Media massa memiliki peran penting dalam menciptakan suasana kampanye yang sehat. Media harus bersikap netral dan tidak menyebarkan berita atau opini yang dapat memicu konflik SARA. Media juga bisa menjadi sarana edukasi politik bagi masyarakat.
Hal yang terpenting adalah partai politik dan para calon harus menunjukkan komitmen untuk tidak menggunakan isu SARA dalam kampanye mereka. Mereka harus fokus pada isu-isu yang lebih substantif dan relevan dengan kebutuhan masyarakat.
Menolak politisasi SARA dalam Pilkada adalah langkah krusial untuk menjaga integritas demokrasi dan harmoni sosial di Indonesia. Praktik politisasi SARA tidak hanya merusak tatanan demokrasi tetapi juga membahayakan kesatuan bangsa. Oleh karena itu, semua pihak harus berkomitmen untuk menjalankan proses demokrasi dengan integritas, menjauhkan diri dari praktik-praktik yang membahayakan, dan fokus pada isu-isu yang benar-benar penting bagi kesejahteraan masyarakat.

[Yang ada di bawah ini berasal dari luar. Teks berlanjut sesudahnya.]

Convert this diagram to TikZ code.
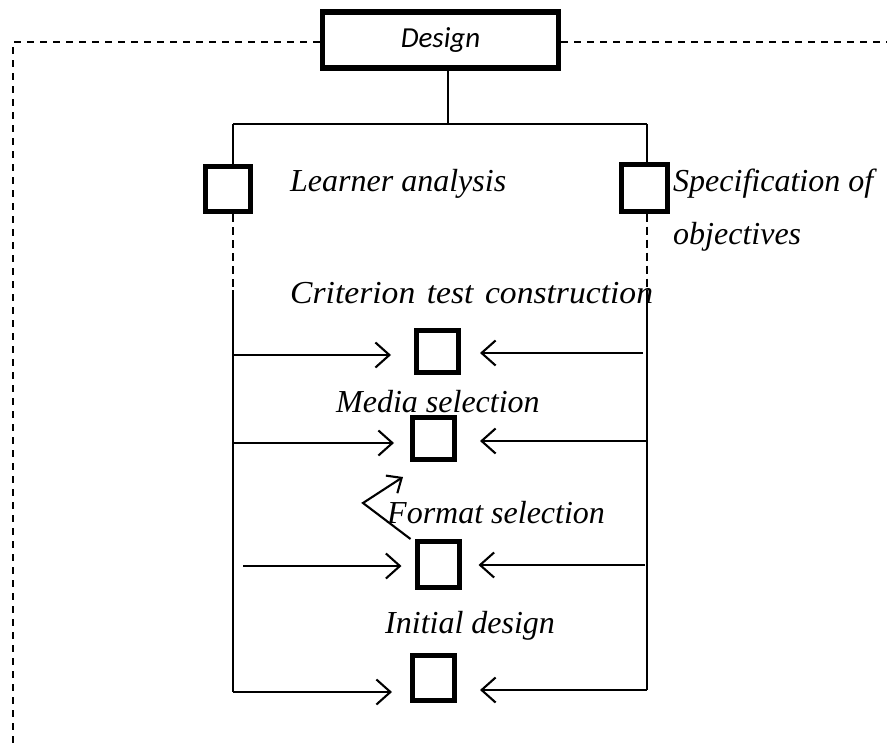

Pemilihan yang bersih dan bebas dari isu SARA akan menghasilkan pemimpin-pemimpin yang benar-benar kompeten dan dapat dipercaya untuk memimpin daerahnya. Dengan demikian, masyarakat dapat menikmati hasil dari sebuah demokrasi yang sehat dan matang. Marilah kita bersama-sama menolak politisasi SARA dan mewujudkan Pilkada yang bermartabat dan berkeadilan.